Friday, January 11, 2013

Making Of Good Teachers

I  taught at a low performing school.  There were semesters no one passed the regents.  Everyone knew it wasn't the teachers, it was the students.  Still, everyone also knew that the teachers in this school were top notch and did more for their students than the contract stipulated.  An administrator I know called a father who decided his daughter didn't need to come to school anymore and threatened him with jail if the girl didn't come back.  She returned, graduated and went on to college with a full scholarship.

Julia Richman, the school I am writing about, was one of the first one closed.  The teachers picked the schools they went to and all went on to schools with higher functioning students.  They no longer taught the lowest performing students in the city but used the skills acquired in this school to help everyone.  Most are retired now, but all were respected and considered master teachers.

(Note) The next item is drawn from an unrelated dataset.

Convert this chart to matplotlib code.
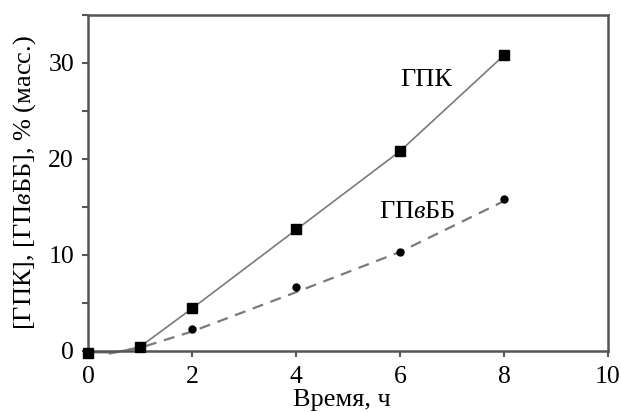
import matplotlib
matplotlib.use("Agg")
import matplotlib.pyplot as plt
from matplotlib.ticker import MultipleLocator

# measured points
hours = [0, 1, 2, 4, 6, 8]
gpk = [-0.2, 0.4, 4.4, 12.7, 20.8, 30.8]
gpvbb_hours = [2, 4, 6, 8]
gpvbb = [2.3, 6.6, 10.3, 15.85]

# trend lines as drawn in the figure
gpk_line_x = [0, 0.5, 1, 2, 4, 6, 8]
gpk_line_y = [-0.2, -0.2, 0.4, 4.4, 12.6, 20.8, 30.8]
gpvbb_line_x = [0.4, 1, 2, 4, 6, 8]
gpvbb_line_y = [-0.3, 0.3, 2.0, 6.1, 10.3, 15.6]

plt.rcParams.update({
    "font.family": "Liberation Serif",
    "font.size": 19,
    "mathtext.fontset": "custom",
    "mathtext.rm": "Liberation Serif",
    "mathtext.it": "Liberation Serif:italic",
})

fig = plt.figure(figsize=(6.21, 4.12), dpi=100)
ax = fig.add_axes([88 / 621, 1 - 350.7 / 412, 520 / 621, 335.7 / 412])

line_color = "#7a7a7a"
ax.plot(gpk_line_x, gpk_line_y, color=line_color, lw=1.2, clip_on=False, zorder=2)
ax.plot(gpvbb_line_x, gpvbb_line_y, color=line_color, lw=1.6, ls=(0, (5, 3.5)), clip_on=False, zorder=2)
ax.plot(hours, gpk, "s", color="black", ms=7.5, clip_on=False, zorder=3)
ax.plot(gpvbb_hours, gpvbb, "o", color="black", ms=5, clip_on=False, zorder=3)

ax.text(6.51, 27.6, "ГПК", ha="center", va="baseline")
ax.text(6.33, 13.8, "ГП$\\mathit{в}$ББ", ha="center", va="baseline")

ax.set_xlim(0, 10)
ax.set_ylim(0, 35)
ax.xaxis.set_major_locator(MultipleLocator(2))
ax.yaxis.set_major_locator(MultipleLocator(10))
ax.yaxis.set_minor_locator(MultipleLocator(5))
ax.tick_params(axis="both", which="both", direction="out", color="#555555", width=1.5, length=4)
ax.tick_params(axis="x", labelsize=18.5, pad=7)
ax.tick_params(axis="y", labelsize=18.5, pad=6)
for spine in ax.spines.values():
    spine.set_color("#555555")
    spine.set_linewidth(1.8)

ax.set_xlabel("Время, ч")
ax.xaxis.set_label_coords(0.4875, -0.114)
ax.set_ylabel("[ГПК], [ГП$\\mathit{в}$ББ], % (масс.)")
ax.yaxis.set_label_coords(-0.096, 0.5)

fig.savefig("out.png", dpi=100, facecolor="white")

Kudos to the teachers in the difficult schools.  It takes a special kind of person to work there.  Politics and economics is making it impossible to see the value of an education beyond a test score, but the kids in these schools are gaining immeasurable wealth from the ones teaching them

(Picture is a money coffin from the Funeral Museum in Houston.  I thought it went well with the way politics is pushing education today.)

1 comment:

Chaz said...

How true.

Now we have Mayor Bloomberg telling us that teacher experience does not count.

Michelle Rhee telling us that two year TFA teachers can turn around a school.

Joel Klein demonizing teachers because we cannot solve the ills of poverty.

Education Reformners telling the world that small and Charter schools are the answer when even the Gates foundation has now realized that they were wrong and has backed away from that approach.